Dataset extract:
------------------------------------------------------------
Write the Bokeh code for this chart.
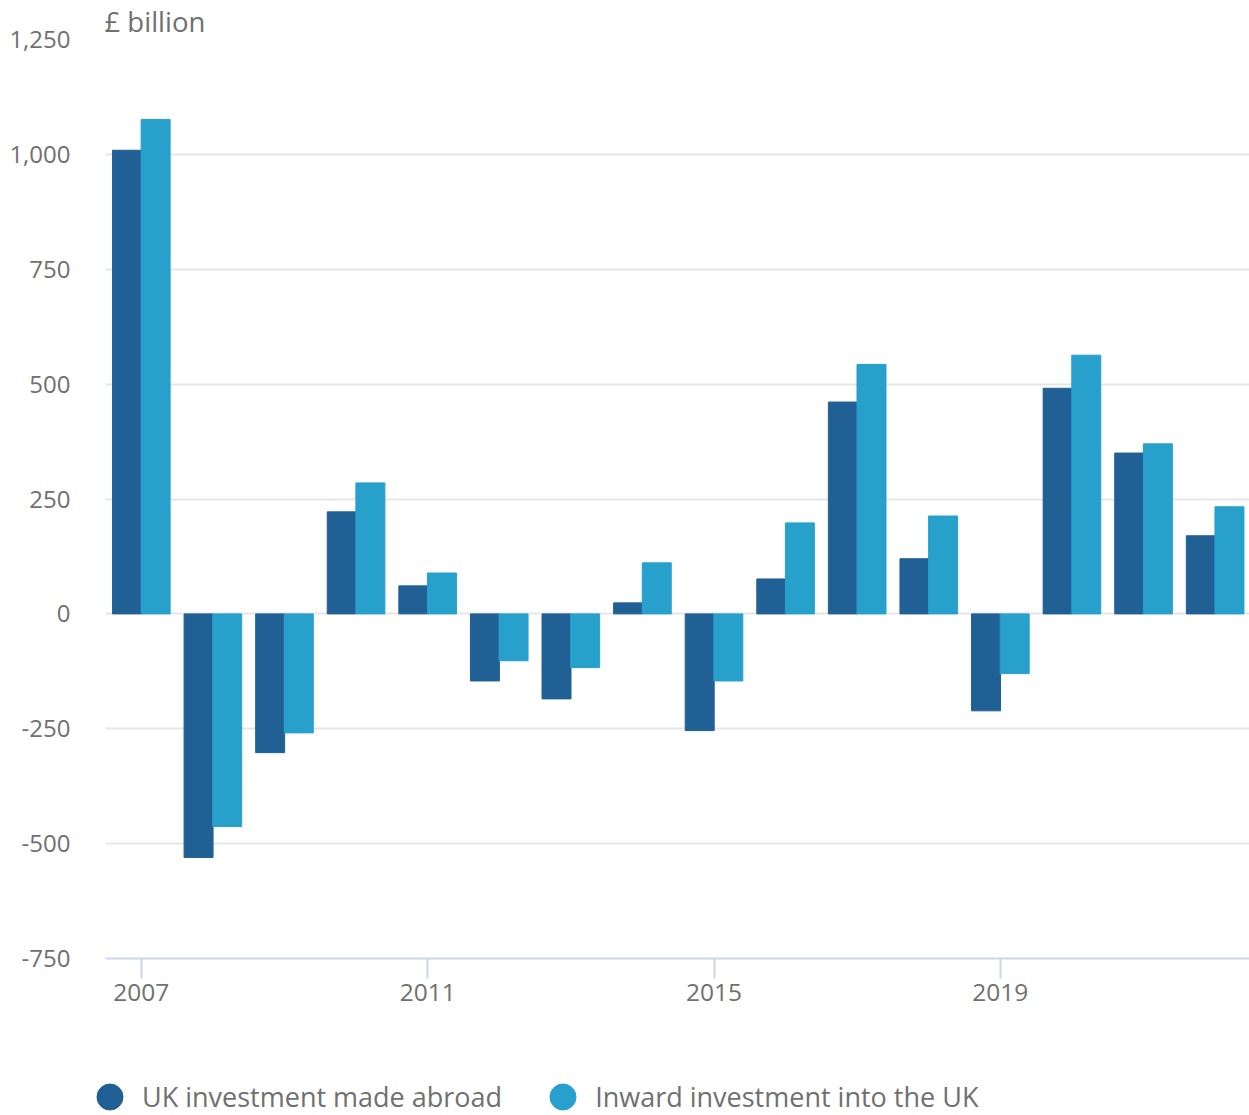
from bokeh.plotting import figure
from bokeh.layouts import column
from bokeh.models import (ColumnDataSource, Range1d, FixedTicker, NumeralTickFormatter,
                          Legend, LegendItem, BasicTickFormatter)
from bokeh.transform import dodge
from bokeh.embed import file_html
from bokeh.resources import INLINE

years = list(range(2007, 2023))
uk_abroad = [1009, -530, -302, 222, 61, -146, -185, 24, -254, 76, 461, 120, -211, 491, 350, 170]
inward_uk = [1076, -463, -259, 285, 89, -102, -117, 111, -146, 198, 543, 213, -130, 563, 370, 233]
y_ticks = [-750, -500, -250, 0, 250, 500, 750, 1000, 1250]
x_ticks = [2007, 2011, 2015, 2019]
series_names = ["UK investment made abroad", "Inward investment into the UK"]
unit_label = "£ billion"

DARK = "#206095"
LIGHT = "#27a0cc"
TEXT = "#707070"
FONT = "Open Sans"

src = ColumnDataSource(dict(year=years, a=uk_abroad, b=inward_uk))

p = figure(width=1249, height=1035, output_backend="svg", toolbar_location=None,
           x_range=Range1d(2006.5, 2022.48), y_range=Range1d(-750, 1250),
           min_border_left=105, min_border_right=0, min_border_top=38, min_border_bottom=77)
p.outline_line_color = None
p.frame_align = False

p.title.text = unit_label
p.title.align = "left"
p.title.text_font = FONT
p.title.text_font_size = "27.5px"
p.title.text_font_style = "normal"
p.title.text_color = TEXT
p.title.standoff = 0
p.title.offset = -1

r1 = p.vbar(x=dodge("year", -0.2, range=p.x_range), top="a", bottom=0, width=0.405,
            source=src, fill_color=DARK, line_color=DARK, line_width=1)
r2 = p.vbar(x=dodge("year", 0.2, range=p.x_range), top="b", bottom=0, width=0.405,
            source=src, fill_color=LIGHT, line_color=LIGHT, line_width=1)

p.xgrid.grid_line_color = None
p.ygrid.ticker = FixedTicker(ticks=y_ticks)
p.ygrid.grid_line_color = "#e6e6e6"
p.ygrid.grid_line_width = 2
p.ygrid.level = "underlay"

ya = p.yaxis[0]
ya.ticker = FixedTicker(ticks=y_ticks)
ya.formatter = NumeralTickFormatter(format="0,0")
ya.axis_line_color = None
ya.major_tick_line_color = None
ya.major_tick_out = 0
ya.major_tick_in = 0
ya.minor_tick_line_color = None
ya.major_label_text_font = FONT
ya.major_label_text_font_size = "24px"
ya.major_label_text_color = TEXT
ya.major_label_standoff = 35

xa = p.xaxis[0]
xa.ticker = FixedTicker(ticks=x_ticks)
xa.formatter = BasicTickFormatter(use_scientific=False)
xa.axis_line_color = "#ccd6eb"
xa.axis_line_width = 2
xa.major_tick_line_color = "#ccd6eb"
xa.major_tick_line_width = 2
xa.major_tick_out = 20
xa.major_tick_in = 0
xa.minor_tick_line_color = None
xa.major_label_text_font = FONT
xa.major_label_text_font_size = "24.5px"
xa.major_label_text_color = TEXT
xa.major_label_standoff = 5

# legend figure
lf = figure(width=1249, height=80, output_backend="svg", toolbar_location=None,
            x_range=Range1d(0, 1), y_range=Range1d(0, 1),
            x_axis_location=None, y_axis_location=None,
            min_border=0, min_border_left=0, min_border_right=0, min_border_top=0, min_border_bottom=0)
lf.outline_line_color = None
lf.grid.visible = False
lf.frame_align = False
nan = float("nan")
m1 = lf.scatter(x=[nan], y=[nan], marker="circle", fill_color=DARK, line_color=DARK)
m2 = lf.scatter(x=[nan], y=[nan], marker="circle", fill_color=LIGHT, line_color=LIGHT)

legend = Legend(items=[LegendItem(label=series_names[0], renderers=[m1]),
                       LegendItem(label=series_names[1], renderers=[m2])],
                orientation="horizontal", location=(77, -14))
legend.label_text_font = FONT
legend.label_text_font_size = "27px"
legend.label_text_color = TEXT
legend.border_line_color = None
legend.background_fill_alpha = 0
legend.glyph_width = 65
legend.glyph_height = 65
legend.label_standoff = 0
legend.spacing = 28
legend.padding = 0
legend.margin = 0
lf.add_layout(legend, "center")

layout = column(p, lf, spacing=0)
open("out.html", "w").write(file_html(layout, INLINE))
------------------------------------------------------------
Given problem:
Begin at the first line of the data above and repeat each line exactly, stopping after the line containing "from bokeh.resources import INLINE". Omit the pictures.

Output of the task:
Write the Bokeh code for this chart.
from bokeh.plotting import figure
from bokeh.layouts import column
from bokeh.models import (ColumnDataSource, Range1d, FixedTicker, NumeralTickFormatter,
                          Legend, LegendItem, BasicTickFormatter)
from bokeh.transform import dodge
from bokeh.embed import file_html
from bokeh.resources import INLINE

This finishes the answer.